NYFF: Kiyoshi Kurosawa's "Before We Vanish"
Tuesday, September 26, 2017 at 11:00PM
JA in Asian cinema, Kiyoshi Kurosawa, NYFF, Reviews, foreign films, sci-fi fantasy

by Jason Adams

I want you to close your eyes. I want you to close your eyes, and picture Love. Not Valentine's Day Heart Cards or little sugary candies that say Eat Me, and not the faces of the people you've held hands with on cold afternoon walks, although the latter will probably help you on your way of getting there. I want you to picture the entire concept of Love. The warmth and the palpable agony of it - the electricity of fingertips and further parts intertwining and entangling, and the aftershock of separation - the whole dang lot.

Now I want you to imagine the violence of all of that being torn out of your body...
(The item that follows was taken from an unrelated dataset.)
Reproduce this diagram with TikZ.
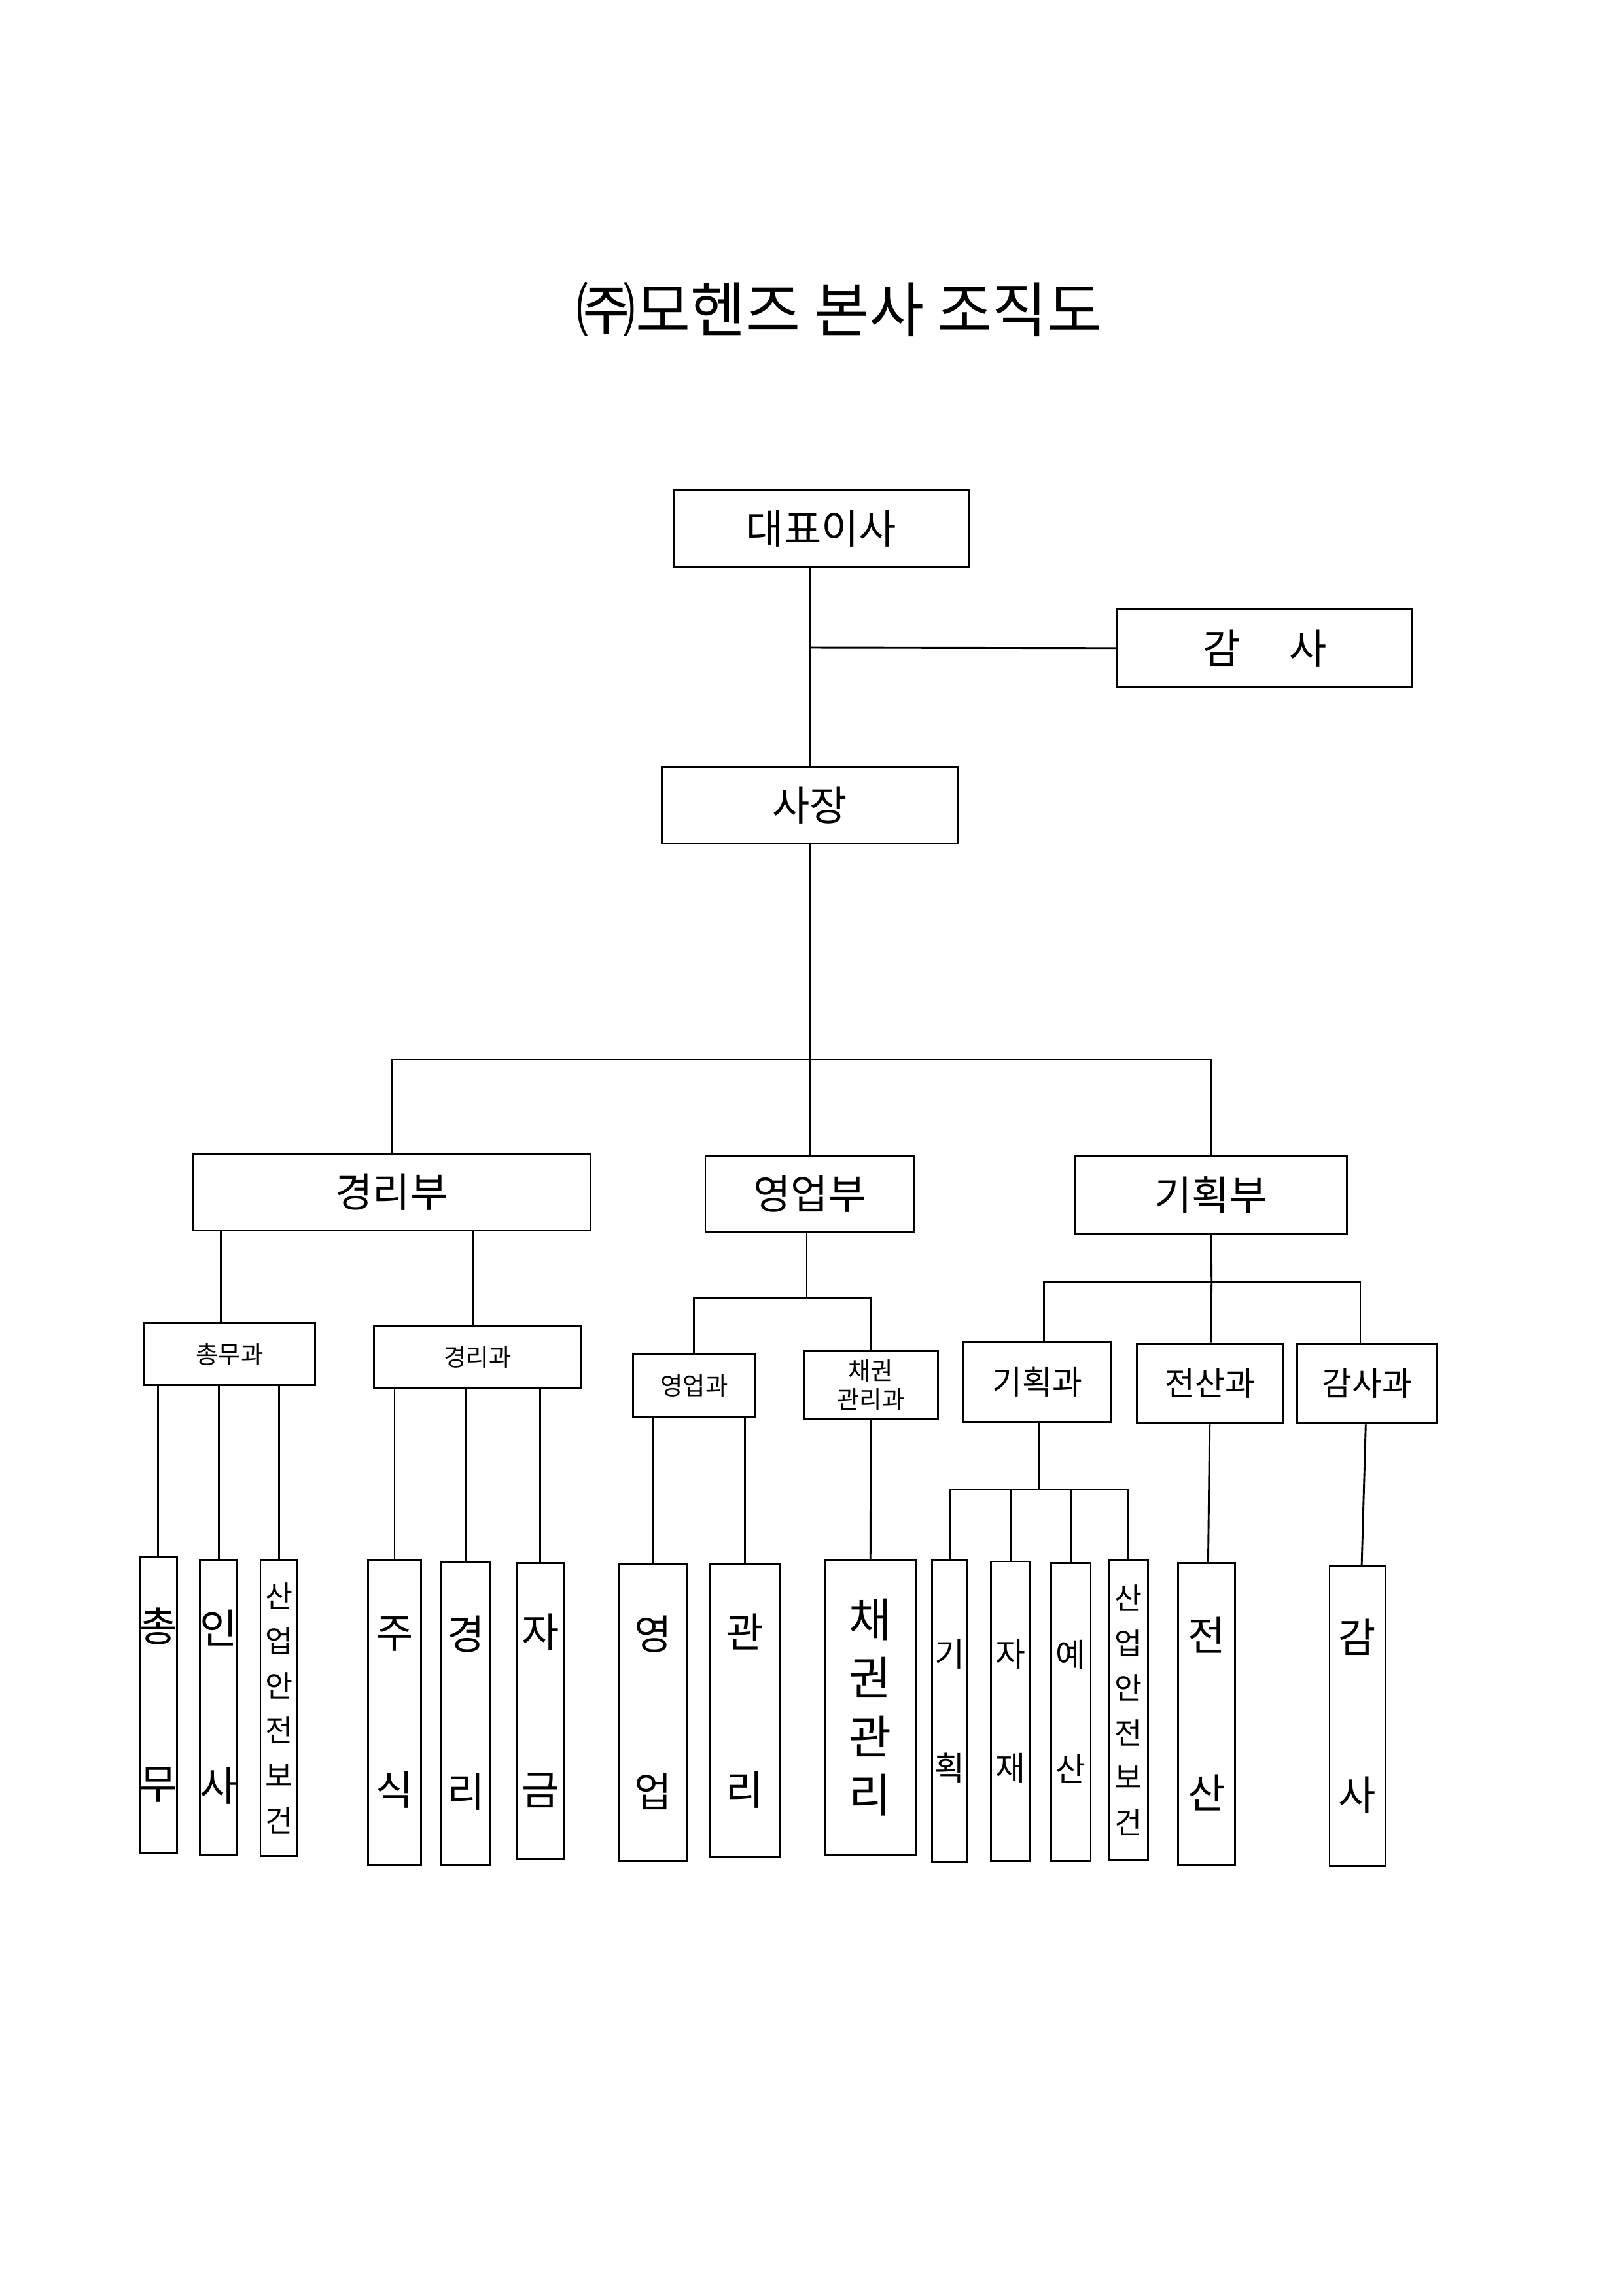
\documentclass[tikz,border=0pt]{standalone}
\usepackage{fontspec}
\setmainfont{Noto Sans CJK KR}
\newcommand{\twochar}[2]{#1\\[#2]}
\tikzset{
  box/.style={draw, line width=0.7pt, inner sep=0pt},
  link/.style={line width=0.7pt},
  leaf/.style={box, align=center, font=\fontsize{15}{18}\selectfont},
  stack/.style={box, align=center, font=\fontsize{11}{16.5}\selectfont}
}
\begin{document}
\begin{tikzpicture}[x=0.01904cm, y=-0.01904cm]
\useasboundingbox (0,0) rectangle (1103,1560);
\node[font=\fontsize{22}{26}\selectfont] (title) at (570,210) {㈜모헨즈 본사 조직도};

% top
\node[box, minimum width=3.81cm, minimum height=0.99cm, font=\fontsize{15}{18}\selectfont] (ceo) at (558,359) {대표이사};
\node[box, minimum width=3.81cm, minimum height=1.01cm, font=\fontsize{15}{18}\selectfont] (audit) at (859,440.5) {감\hspace{1.2em}사};
\node[box, minimum width=3.82cm, minimum height=0.99cm, font=\fontsize{15}{18}\selectfont] (pres) at (550,547) {사장};
\coordinate (tap) at (550,440);
\coordinate (bus) at (550,720);
\draw[link] (ceo.south -| tap) -- (pres.north -| tap);
\draw[link] (tap) -- (audit);
\draw[link] (pres.south -| bus) -- (bus);

% departments
\node[box, minimum width=5.14cm, minimum height=0.99cm, font=\fontsize{15}{18}\selectfont] (gyeongribu) at (266,810) {경리부};
\node[box, minimum width=2.70cm, minimum height=0.99cm, font=\fontsize{15}{18}\selectfont] (yeongeopbu) at (550,811) {영업부};
\node[box, minimum width=3.52cm, minimum height=1.00cm, font=\fontsize{15}{18}\selectfont] (gihoekbu) at (822.5,812) {기획부};
\draw[link] (bus) -| (gyeongribu);
\draw[link] (bus) -| (gihoekbu);
\draw[link] (bus) -- (yeongeopbu);

% sections
\node[box, minimum width=2.21cm, minimum height=0.80cm, font=\fontsize{9}{11}\selectfont] (chongmugwa) at (156,920) {총무과};
\node[box, minimum width=2.68cm, minimum height=0.80cm, font=\fontsize{9}{11}\selectfont] (gyeongrigwa) at (324.5,922) {경리과};
\node[box, minimum width=1.58cm, minimum height=0.82cm, font=\fontsize{9}{11}\selectfont] (yeongeopgwa) at (471.5,941.5) {영업과};
\node[box, minimum width=1.73cm, minimum height=0.88cm, align=center, font=\fontsize{9}{10.5}\selectfont] (chaegwongwa) at (591.5,941) {채권\\관리과};
\node[box, minimum width=1.92cm, minimum height=1.03cm, font=\fontsize{12}{14}\selectfont] (gihoekgwa) at (704.5,939) {기획과};
\node[box, minimum width=1.90cm, minimum height=1.03cm, font=\fontsize{12}{14}\selectfont] (jeonsangwa) at (822,940) {전산과};
\node[box, minimum width=1.81cm, minimum height=1.03cm, font=\fontsize{12}{14}\selectfont] (gamsagwa) at (928.5,940) {감사과};

\draw[link] (gyeongribu.south -| 150,0) -- (chongmugwa.north -| 150,0);
\draw[link] (gyeongribu.south -| 321,0) -- (gyeongrigwa.north -| 321,0);
\coordinate (ybus) at (548,882);
\draw[link] (yeongeopbu.south -| ybus) -- (ybus);
\draw[link] (yeongeopgwa) |- (ybus) -| (chaegwongwa);
\coordinate (gbus) at (823,871);
\draw[link] (gihoekbu) -- (gbus);
\draw[link] (gihoekgwa.north -| 709,0) |- (gbus) -| (gamsagwa.north -| 924,0);
\draw[link] (gbus) -- (jeonsangwa);

% teams
\node[leaf, minimum width=0.40cm, minimum height=3.83cm] (chongmu) at (107.5,1158.5) {\twochar{총}{40pt}무};
\node[leaf, minimum width=0.48cm, minimum height=3.81cm] (insa) at (148.5,1160) {\twochar{인}{40pt}사};
\node[stack, minimum width=0.48cm, minimum height=3.83cm] (sanup1) at (189.5,1160.5) {산\\업\\안\\전\\보\\건};
\node[leaf, minimum width=0.69cm, minimum height=3.94cm] (jusik) at (268,1163.5) {\twochar{주}{40pt}식};
\node[leaf, minimum width=0.63cm, minimum height=3.92cm] (gyeongri) at (316.5,1164) {\twochar{경}{40pt}리};
\node[leaf, minimum width=0.61cm, minimum height=3.83cm] (jageum) at (367,1162.5) {\twochar{자}{40pt}금};
\node[leaf, minimum width=0.89cm, minimum height=3.83cm] (yeongeop) at (443.5,1163.5) {\twochar{영}{40pt}업};
\node[leaf, minimum width=0.91cm, minimum height=3.79cm] (gwanri) at (506,1162.5) {\twochar{관}{40pt}리};
\node[box, align=center, font=\fontsize{17}{21.5}\selectfont, minimum width=1.18cm, minimum height=3.81cm] (chaegwon) at (591,1160) {채\\권\\관\\리};
\node[box, align=center, font=\fontsize{12}{14}\selectfont, minimum width=0.46cm, minimum height=3.90cm] (gihoek) at (645,1162.5) {\twochar{기}{28pt}획};
\node[box, align=center, font=\fontsize{12}{14}\selectfont, minimum width=0.51cm, minimum height=3.87cm] (jajae) at (686.5,1162.5) {\twochar{자}{28pt}재};
\node[box, align=center, font=\fontsize{12}{14}\selectfont, minimum width=0.51cm, minimum height=3.85cm] (yesan) at (727.5,1163) {\twochar{예}{28pt}산};
\node[stack, minimum width=0.51cm, minimum height=3.88cm] (sanup2) at (766.5,1162) {산\\업\\안\\전\\보\\건};
\node[leaf, minimum width=0.74cm, minimum height=3.90cm] (jeonsan) at (819.5,1164.5) {\twochar{전}{40pt}산};
\node[leaf, minimum width=0.72cm, minimum height=3.88cm] (gamsa) at (922,1166) {\twochar{감}{40pt}사};

\foreach \t in {chongmu,insa,sanup1}
  \draw[link] (\t) -- (\t |- chongmugwa.south);
\foreach \t in {jusik,gyeongri,jageum}
  \draw[link] (\t) -- (\t |- gyeongrigwa.south);
\foreach \t in {yeongeop,gwanri}
  \draw[link] (\t) -- (\t |- yeongeopgwa.south);
\draw[link] (chaegwon) -- (chaegwongwa);
\coordinate (tbus) at (706,1012);
\draw[link] (gihoekgwa.south -| tbus) -- (tbus);
\draw[link] (gihoek) |- (tbus) -| (sanup2);
\foreach \t in {jajae,yesan}
  \draw[link] (\t) -- (\t |- tbus);
\draw[link] (jeonsan) -- (jeonsangwa);
\draw[link] (gamsa) -- (gamsagwa);
\end{tikzpicture}
\end{document}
It's appropriate that Kiyoshi Kurosawa's emotional alien invasion movie Before We Vanish begins with great violence, a bloodied room full of bodies and a multi-car pile-up, because it wants nothing less in the end than to rend our souls - it just takes a circuitous route to get there, like aliens swerving through outer space, cartoonishly banging and bouncing off of the stars.

To be sure it's a sneak attack. For most of its run-time the movie feels more like an art-house friendly Earth Girls Are Easy than it ever does the latest Invasion of the Body Snatchers I had planned seeing. We're immediately plunked down in a Japanese city with a trio of aliens who need to first figure out our culture before they can take over our world - they do this by cutting through the chit-chat and swiping right (these are definitely 21st century aliens) across people's brains, robbing them of complex thoughts like Family, or Self, or yes eventually Love.

Kurosawa is assiduously pondering What Makes Us Human via Fantastic genre tropes, with big brawling slapstick fights and slow-motion drone wars somewhat awkwardly mimicking human emotions - it's kind of like we're in the hands of somebody who's creating in real-time alongside these confused (yet most certainly malevolent) creatures. There's a disconnect at times (okay, a lot of times) but it kinda (mostly) feels purposeful - This Is What Stories Are Like, says The Spaceman. Now give them to me, give them to me, give them to me now. It creeps up on ya, blows away the smoke and cinder, and stings.

Grade: B-

Before We Vanish is screening at the New York Film Festival on September 30th and October 1st.